On Thursday, Coinbase’s Independent Advisory Board on Quantum Computing and Blockchain released a report saying roughly 7 million Bitcoin in legacy addresses with exposed public keys are vulnerable to future quantum attacks. The council noted no quantum computer can break blockchain cryptography today, but timelines for a cryptographically relevant machine are uncertain and some researchers estimate one could exist by about 2030.
The council urged developers and protocol teams to begin planning migrations to quantum-resistant addresses now, rather than waiting for consensus on how to handle coins that never move to quantum-safe addresses.
The 7 million figure reflects coins in addresses where public keys have already been revealed, making those outputs directly exposed to any future method that could derive private keys. The council wrote many of these coins are believed to be early holdings attributed to Bitcoin’s creator or to wallets whose owners have lost access. The report added that address reuse across address types increases the total considered vulnerable.

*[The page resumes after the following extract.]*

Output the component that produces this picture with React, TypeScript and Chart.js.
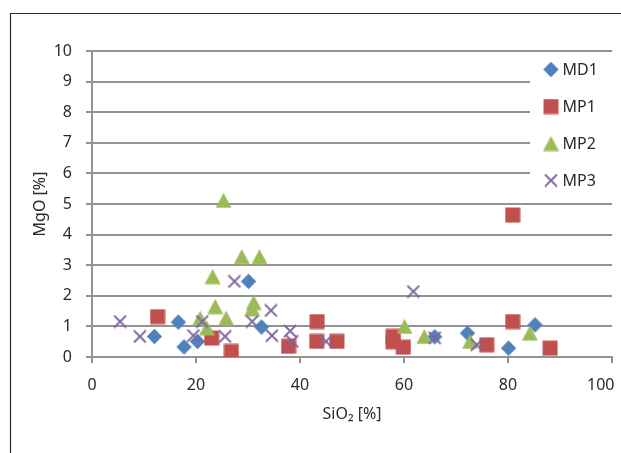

The report sets out three approaches for coins that fail to migrate. One option would set a deadline and permanently freeze or burn unclaimed vulnerable coins. A second would preserve existing property rights and leave the outcome to market participants; the council wrote that “forcing coins to be burned overrides property rights and sets a precedent for network-level interference that conflicts with Bitcoin’s core principles.” A third approach would combine protocol limits and new tools, for example capping how much vulnerable value can move per block, accepting special cryptographic proofs instead of legacy signatures, or allowing users to pre-commit to migrations without publicly transferring funds.
The board said the options are compatible and can be adopted together. “We stress that the above proposals are compatible with each other; there is no reason to not adopt more than one or all of them, since each has its own advantages,” the report states.
The advisory board includes academics and industry researchers from Stanford University, the University of Texas at Austin, the Ethereum Foundation, Eigen Labs, Bar-Ilan University and UC Santa Barbara. Coinbase launched the council in January to study quantum risks to blockchain networks.
Ethereum has formed an internal team to coordinate a transition to quantum-resistant cryptography and has explored replacing validator and wallet signatures. Ethereum’s co-founder published a public roadmap earlier this year. The Stellar Development Foundation released a migration plan this week. The advisory board warned in April that proof-of-stake networks such as Ethereum and Solana may be especially vulnerable because validator signatures are central to their security models. Bitcoin developers continue to debate which migration mechanisms are appropriate and how to treat coins that never move.
The council emphasized that customer assets are secure today and urged the industry not to confuse “not imminent” with “not important.” The group recommended starting protocol-level planning, developing migration tools and opening community discussions now so networks can carry out a transition without rushing if quantum capability becomes a near-term reality.